Jeffrey Veatch, a Yorktown resident, spoke to both Pleasantville High School students and community members during a school assembly and then later on during a smaller presentation for families at the school’s library and media center last Thursday. Veatch preached the importance of students taking care of themselves and how to deal with adversity.
“You could hear a pin drop today and the amount of students that gathered around Jeff afterward was a real indication,” Principal Dawn Bartz said of the students’ receptiveness to the presentation. “…I think they took it well, very positively.”
During both 40-minute presentations, Veatch talked about how his son was like any high school student. He was involved in sports, skateboarding, did well in school and was a masterful musician who composed and performed his own music.

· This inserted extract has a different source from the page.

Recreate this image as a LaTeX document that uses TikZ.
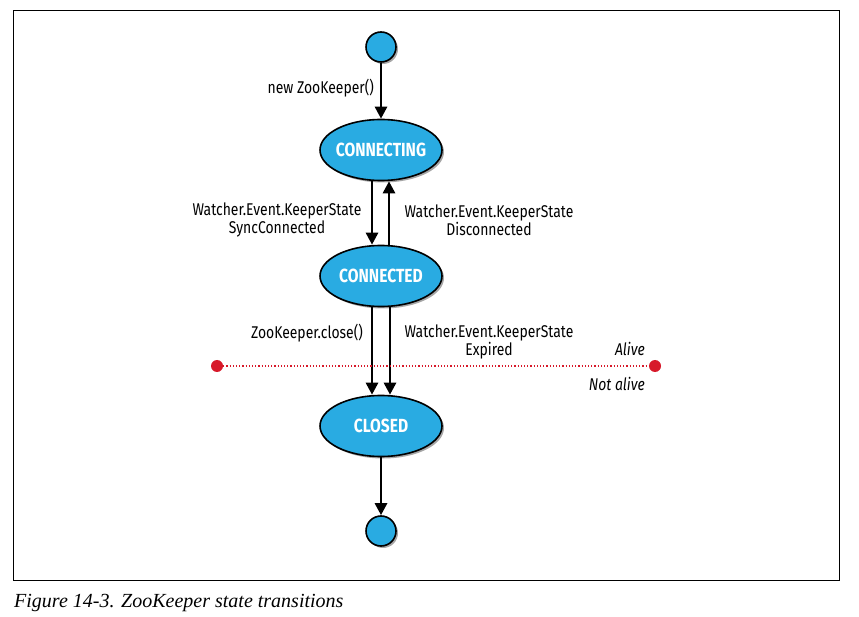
\documentclass[tikz,border=0pt]{standalone}
\usepackage{fontspec}
\setmainfont{Liberation Serif}
\newfontfamily\diagfont[FakeStretch=0.82]{Fira Sans}
\usetikzlibrary{arrows.meta,shapes.geometric,shadows}
\definecolor{zkblue}{HTML}{29ABE2}
\definecolor{zkred}{HTML}{D7192A}
\newcommand{\zktxt}[1]{\makebox[0pt]{#1}}
\tikzset{
  state/.style={ellipse, draw=black, line width=1.6pt, fill=zkblue,
    minimum width=122pt, minimum height=61pt, inner sep=0pt,
    font=\diagfont\bfseries\fontsize{19}{19}\selectfont, text=white,
    drop shadow={shadow xshift=2pt, shadow yshift=-2pt, opacity=0.35, fill=black}},
  pseudo/.style={circle, draw=black, line width=1.6pt, fill=zkblue,
    minimum size=30pt, inner sep=0pt,
    drop shadow={shadow xshift=2pt, shadow yshift=-2pt, opacity=0.35, fill=black}},
  trans/.style={line width=2.7pt, -{Triangle[width=12pt,length=12pt]}},
  lbl/.style={font=\diagfont\fontsize{17}{18}\selectfont, align=center, inner sep=0pt},
  lblit/.style={font=\diagfont\itshape\fontsize{17}{18}\selectfont, inner sep=0pt},
  reddot/.style={circle, fill=zkred, minimum size=12pt, inner sep=0pt}
}
\begin{document}
\begin{tikzpicture}[x=1pt,y=-1pt]
\useasboundingbox (0,0) rectangle (859,617);
\draw[line width=0.8pt] (13,10) rectangle (839,580);

\node[pseudo] (start) at (381,47) {};
\node[state] (connecting) at (381,150) {\zktxt{CONNECTING}};
\node[state] (connected) at (381,276) {\zktxt{CONNECTED}};
\node[state] (closed) at (381,426) {\zktxt{CLOSED}};
\node[pseudo] (end) at (381,531) {};

\draw[trans] (start) -- (connecting);
\node[lbl, anchor=east] (l1) at (374,88) {new ZooKeeper()};

\draw[trans] ([xshift=-9pt]connecting.south) -- ([xshift=-9pt]connected.north);
\draw[trans] ([xshift=8pt]connected.north) -- ([xshift=8pt]connecting.south);
\node[lbl] (l2) at (277,220) {Watcher.Event.KeeperState\\SyncConnected};
\node[lbl] (l3) at (489,220) {Watcher.Event.KeeperState\\Disconnected};

\draw[trans] ([xshift=-9pt]connected.south) -- ([xshift=-9pt]closed.north);
\draw[trans] ([xshift=9pt]connected.south) -- ([xshift=9pt]closed.north);
\node[lbl, anchor=east] (l4) at (363,333) {ZooKeeper.close()};
\node[lbl] (l5) at (489,342) {Watcher.Event.KeeperState\\Expired};

\draw[trans] (closed) -- (end);

\node[reddot] (dl) at (217,366) {};
\node[reddot] (dr) at (655,366) {};
\draw[zkred, line width=1.2pt, dotted] (dl) -- (dr);
\node[lblit, anchor=east] (alive) at (645,349) {Alive};
\node[lblit, anchor=east] (notalive) at (645,384) {Not alive};

\node[anchor=west, inner sep=0pt, font=\itshape\fontsize{20}{20}\selectfont] (cap) at (14,603) {Figure 14-3. ZooKeeper state transitions};
\end{tikzpicture}
\end{document}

But Veatch said Justin also had a drug problem. It started with marijuana and eventually escalated to heroin. Although Justin was sent to a drug rehabilitation center in Pennsylvania for a month, he couldn’t avoid abusing his body.
On Sept. 8, 2008, he died in his sleep at home with Jeff and his wife just 10 feet away in their bedroom.
“What happened to Justin from age 13 to age 17 can happen to anyone,” Veatch said.
He reviewed warning signs parents can look for from teenagers who may be abusing drugs. Some of those indicators include sleeping disorders, decreased concentration, a lack of motivation, depression and physical pain.
Veatch encouraged students to have a safety net of adults they can turn to in case of crisis. He also recommended teenagers seek out adults if they believe a friend is in trouble with drugs, no matter how tough that might be.
“One of the things I really want the kids to do is understand they can make a difference,” Veatch said. “They can make a difference by talking to their friends, by watching what they do, and if the occasion arises that they need to do something, that they can call somebody for help.”
One parent, Pleasantville resident Lori Stockel, attended the evening session and said she would talk with her two high school-age children over the weekend, Veatch’s presentation and avoiding drug use in general. She said it’s crucial for the community to be united in combating drug use.
“I think the statistics are showing how much it’s growing over time and here in Pleasantville we just maybe don’t hear about it as much,” Stockel said. “But I think it’s here and we’re just not having the conversation.”